### Data shown
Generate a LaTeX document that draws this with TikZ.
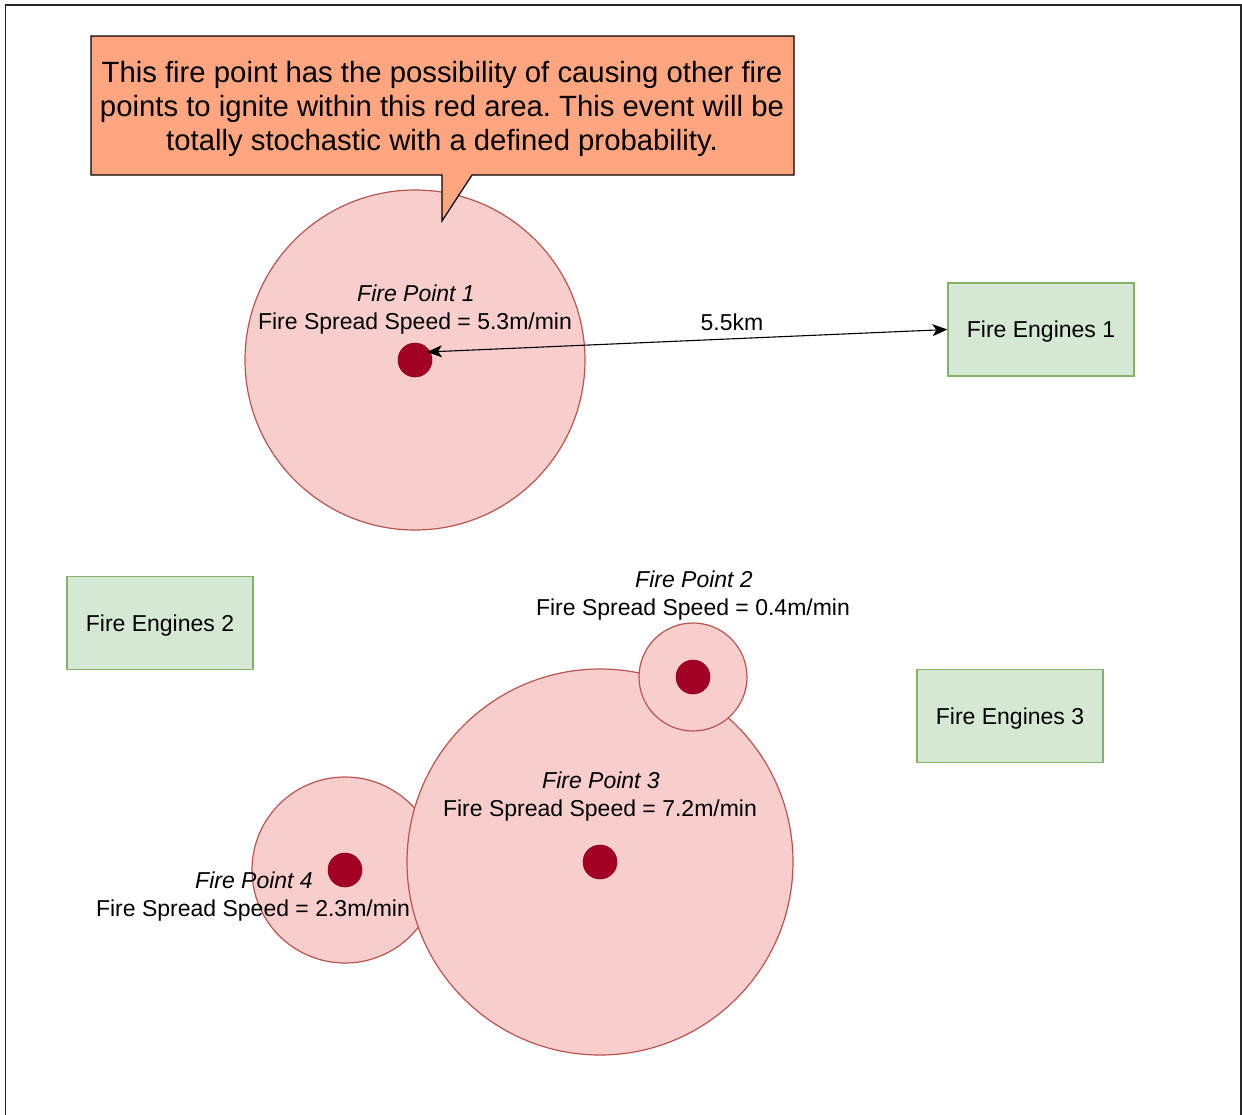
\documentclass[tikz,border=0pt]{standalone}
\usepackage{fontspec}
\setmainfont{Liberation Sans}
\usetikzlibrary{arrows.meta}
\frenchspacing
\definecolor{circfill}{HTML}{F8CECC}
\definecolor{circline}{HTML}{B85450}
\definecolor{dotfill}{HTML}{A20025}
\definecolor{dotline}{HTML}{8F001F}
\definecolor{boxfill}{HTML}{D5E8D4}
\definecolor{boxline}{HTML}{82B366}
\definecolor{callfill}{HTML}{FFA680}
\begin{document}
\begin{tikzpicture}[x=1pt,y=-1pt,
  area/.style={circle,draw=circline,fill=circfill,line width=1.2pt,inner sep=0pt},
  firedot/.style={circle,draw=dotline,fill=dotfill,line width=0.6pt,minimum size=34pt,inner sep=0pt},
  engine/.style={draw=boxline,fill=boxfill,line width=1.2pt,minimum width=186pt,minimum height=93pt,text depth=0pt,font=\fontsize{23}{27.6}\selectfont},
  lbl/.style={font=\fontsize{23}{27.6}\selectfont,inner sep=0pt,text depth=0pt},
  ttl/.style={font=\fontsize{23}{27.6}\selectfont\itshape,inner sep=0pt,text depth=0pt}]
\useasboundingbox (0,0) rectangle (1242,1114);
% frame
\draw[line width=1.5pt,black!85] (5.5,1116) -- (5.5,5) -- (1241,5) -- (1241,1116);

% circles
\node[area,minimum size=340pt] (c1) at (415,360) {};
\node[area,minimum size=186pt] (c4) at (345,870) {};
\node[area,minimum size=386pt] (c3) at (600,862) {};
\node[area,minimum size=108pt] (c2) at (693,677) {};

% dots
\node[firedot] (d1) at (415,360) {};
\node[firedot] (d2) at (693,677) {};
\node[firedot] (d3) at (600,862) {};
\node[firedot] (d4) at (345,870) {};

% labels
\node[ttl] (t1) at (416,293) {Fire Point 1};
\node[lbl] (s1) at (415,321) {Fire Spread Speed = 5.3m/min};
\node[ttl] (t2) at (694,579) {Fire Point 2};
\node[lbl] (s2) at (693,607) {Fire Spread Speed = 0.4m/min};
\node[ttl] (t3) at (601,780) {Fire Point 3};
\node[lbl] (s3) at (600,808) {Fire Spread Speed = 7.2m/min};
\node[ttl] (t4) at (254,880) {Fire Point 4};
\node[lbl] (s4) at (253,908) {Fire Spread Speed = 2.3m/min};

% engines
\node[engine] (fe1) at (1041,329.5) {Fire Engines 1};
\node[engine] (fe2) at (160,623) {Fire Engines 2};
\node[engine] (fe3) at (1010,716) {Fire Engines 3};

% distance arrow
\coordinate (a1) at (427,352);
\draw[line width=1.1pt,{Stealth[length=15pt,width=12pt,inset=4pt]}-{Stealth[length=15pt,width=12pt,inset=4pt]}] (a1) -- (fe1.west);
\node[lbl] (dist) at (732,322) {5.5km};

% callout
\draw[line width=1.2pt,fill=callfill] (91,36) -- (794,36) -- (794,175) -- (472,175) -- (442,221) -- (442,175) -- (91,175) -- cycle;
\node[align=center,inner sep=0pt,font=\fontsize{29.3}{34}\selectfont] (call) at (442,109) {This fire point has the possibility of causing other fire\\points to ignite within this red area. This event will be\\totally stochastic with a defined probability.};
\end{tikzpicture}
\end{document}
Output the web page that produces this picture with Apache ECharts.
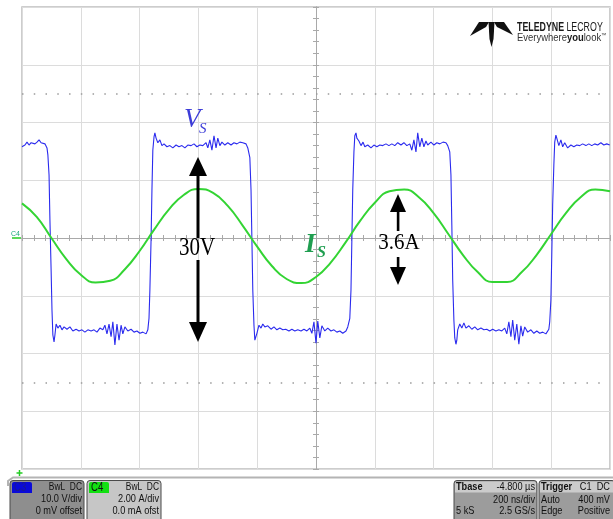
######
● **Request**
Every record above should come back exactly, but without its pictures.

● **Exercise result**
Generate a LaTeX document that draws this with TikZ.
\documentclass[tikz,border=0pt]{standalone}
\usepackage{fontspec}
\setmainfont{Liberation Sans}
\usetikzlibrary{arrows.meta}
\frenchspacing
\definecolor{circfill}{HTML}{F8CECC}
\definecolor{circline}{HTML}{B85450}
\definecolor{dotfill}{HTML}{A20025}
\definecolor{dotline}{HTML}{8F001F}
\definecolor{boxfill}{HTML}{D5E8D4}
\definecolor{boxline}{HTML}{82B366}
\definecolor{callfill}{HTML}{FFA680}
\begin{document}
\begin{tikzpicture}[x=1pt,y=-1pt,
  area/.style={circle,draw=circline,fill=circfill,line width=1.2pt,inner sep=0pt},
  firedot/.style={circle,draw=dotline,fill=dotfill,line width=0.6pt,minimum size=34pt,inner sep=0pt},
  engine/.style={draw=boxline,fill=boxfill,line width=1.2pt,minimum width=186pt,minimum height=93pt,text depth=0pt,font=\fontsize{23}{27.6}\selectfont},
  lbl/.style={font=\fontsize{23}{27.6}\selectfont,inner sep=0pt,text depth=0pt},
  ttl/.style={font=\fontsize{23}{27.6}\selectfont\itshape,inner sep=0pt,text depth=0pt}]
\useasboundingbox (0,0) rectangle (1242,1114);
% frame
\draw[line width=1.5pt,black!85] (5.5,1116) -- (5.5,5) -- (1241,5) -- (1241,1116);

% circles
\node[area,minimum size=340pt] (c1) at (415,360) {};
\node[area,minimum size=186pt] (c4) at (345,870) {};
\node[area,minimum size=386pt] (c3) at (600,862) {};
\node[area,minimum size=108pt] (c2) at (693,677) {};

% dots
\node[firedot] (d1) at (415,360) {};
\node[firedot] (d2) at (693,677) {};
\node[firedot] (d3) at (600,862) {};
\node[firedot] (d4) at (345,870) {};

% labels
\node[ttl] (t1) at (416,293) {Fire Point 1};
\node[lbl] (s1) at (415,321) {Fire Spread Speed = 5.3m/min};
\node[ttl] (t2) at (694,579) {Fire Point 2};
\node[lbl] (s2) at (693,607) {Fire Spread Speed = 0.4m/min};
\node[ttl] (t3) at (601,780) {Fire Point 3};
\node[lbl] (s3) at (600,808) {Fire Spread Speed = 7.2m/min};
\node[ttl] (t4) at (254,880) {Fire Point 4};
\node[lbl] (s4) at (253,908) {Fire Spread Speed = 2.3m/min};

% engines
\node[engine] (fe1) at (1041,329.5) {Fire Engines 1};
\node[engine] (fe2) at (160,623) {Fire Engines 2};
\node[engine] (fe3) at (1010,716) {Fire Engines 3};

% distance arrow
\coordinate (a1) at (427,352);
\draw[line width=1.1pt,{Stealth[length=15pt,width=12pt,inset=4pt]}-{Stealth[length=15pt,width=12pt,inset=4pt]}] (a1) -- (fe1.west);
\node[lbl] (dist) at (732,322) {5.5km};

% callout
\draw[line width=1.2pt,fill=callfill] (91,36) -- (794,36) -- (794,175) -- (472,175) -- (442,221) -- (442,175) -- (91,175) -- cycle;
\node[align=center,inner sep=0pt,font=\fontsize{29.3}{34}\selectfont] (call) at (442,109) {This fire point has the possibility of causing other fire\\points to ignite within this red area. This event will be\\totally stochastic with a defined probability.};
\end{tikzpicture}
\end{document}
Output the web page that produces this picture with Apache ECharts.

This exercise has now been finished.